Eastleigh Borough Council is celebrating national tree week by planting a tree for every one of its employees, as part of its goal to reach 160,000 more trees in the Borough by 2030. Over 500 trees will be planted at various locations in the Borough from 28 November to 6 December.
Around 160 trees will be planted at Itchen Valley Country park, with other planting locations including Lakeside Country Park, the Old Golf Course at Fleming Park and the Hamble and Hiltingbury areas.
A mix of trees including silver birch, cherry blossom and field maple have been selected for their benefit to native wildlife and visual interest – with different species blossoming at different times of the year.
Trees have many environmental, wildlife and human benefits – from absorbing excess carbon dioxide to providing mental health benefits. The Council wants to dramatically scale up the number of trees in the Borough as part of its commitment to tackling the climate and environmental emergency.
To that end, the Council has set up a new Council-run tree nursery in Horton Heath. This will help to supply the trees it needs to meet its goal of having 160,000 more trees in the Borough by 2030. The new tree nursery is also providing young people with employment opportunities, with three new apprentices employed to help operate the site and learn new skills.
Council Leader, Councillor Keith House, said:
‘It’s wonderful that we are taking this first step on our ambitious tree planting journey. When the pandemic allows, we want to involve everyone in this exciting initiative, from local community groups to businesses, but for now, we are starting by planting one tree for every Eastleigh Borough Council employee. Following this, our tree nursery will help ensure we have the supply for now and into the future.’

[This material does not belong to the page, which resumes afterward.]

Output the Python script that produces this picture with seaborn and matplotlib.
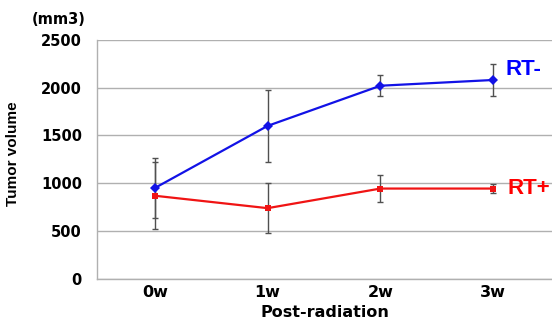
import matplotlib
matplotlib.use("Agg")
import matplotlib.pyplot as plt
import seaborn as sns
import pandas as pd
import numpy as np

weeks = ["0w", "1w", "2w", "3w"]
rt_minus = [950, 1600, 2020, 2080]
rt_minus_err = [310, 380, 110, 170]
rt_plus = [870, 740, 945, 945]
rt_plus_err = [350, 260, 145, 50]

df = pd.DataFrame({
    "week": weeks * 2,
    "volume": rt_minus + rt_plus,
    "group": ["RT-"] * 4 + ["RT+"] * 4,
})

sns.set_style("white")
plt.rcParams["font.family"] = ["DejaVu Sans"]
plt.rcParams["text.color"] = "black"
plt.rcParams["axes.labelcolor"] = "black"
plt.rcParams["xtick.color"] = "black"
plt.rcParams["ytick.color"] = "black"

fig = plt.figure(figsize=(5.52, 3.21), dpi=100)
ax = fig.add_axes([0.176, 0.131, 0.824, 0.745])

xpos = np.arange(len(weeks))
ax.errorbar(xpos, rt_minus, yerr=rt_minus_err, fmt="none", ecolor="#505050",
            elinewidth=1.0, capsize=2.5, capthick=1.0, zorder=2)
ax.errorbar(xpos, rt_plus, yerr=rt_plus_err, fmt="none", ecolor="#505050",
            elinewidth=1.0, capsize=2.5, capthick=1.0, zorder=2)

sns.lineplot(data=df, x="week", y="volume", hue="group", style="group",
             palette={"RT-": "#1212e6", "RT+": "#f01414"},
             markers={"RT-": "D", "RT+": "s"}, dashes=False,
             markersize=5, markeredgewidth=0, linewidth=1.6,
             legend=False, ax=ax, zorder=3)

ax.set_ylim(0, 2500)
ax.set_xlim(-0.51, 3.52)
ax.set_yticks([0, 500, 1000, 1500, 2000, 2500])
ax.yaxis.grid(True, color="#b0b0b0", linewidth=1.0)
ax.set_axisbelow(True)
for s in ["top", "right"]:
    ax.spines[s].set_visible(False)
for s in ["left", "bottom"]:
    ax.spines[s].set_color("#b0b0b0")
    ax.spines[s].set_linewidth(1.0)
ax.tick_params(axis="y", length=0, labelsize=10.5, pad=11)
ax.tick_params(axis="x", length=0, labelsize=11.5, pad=4)
for lab in ax.get_xticklabels() + ax.get_yticklabels():
    lab.set_fontweight("bold")

ax.set_xlabel("Post-radiation", fontsize=11.5, fontweight="bold", labelpad=4)
ax.set_ylabel("Tumor volume", fontsize=11, fontweight="bold",
              family=["Liberation Sans", "DejaVu Sans"])
ax.yaxis.set_label_coords(-0.169, 0.525)

ax.text(3.11, rt_minus[-1] + 105, "RT-", color="#0000ff", fontsize=16,
        fontweight="bold", va="center", ha="left", clip_on=False,
        family=["Liberation Sans", "DejaVu Sans"])
ax.text(3.13, rt_plus[-1], "RT+", color="#ff0000", fontsize=16,
        fontweight="bold", va="center", ha="left", clip_on=False,
        family=["Liberation Sans", "DejaVu Sans"])
fig.text(0.058, 0.94, "(mm3)", fontsize=10.5, fontweight="bold", va="center")

fig.savefig("out.png", dpi=100)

Cabinet Lead for Environment, Councillor Rupert Kyrle, said:
‘During the pandemic, many people have discovered the benefits of being out in nature to improve their mood and mental health. By planting more trees in the borough, we can not only help to tackle the climate crisis and support local wildlife, but also create the legacy of a greener, leafier borough for our residents, their families and future generations.’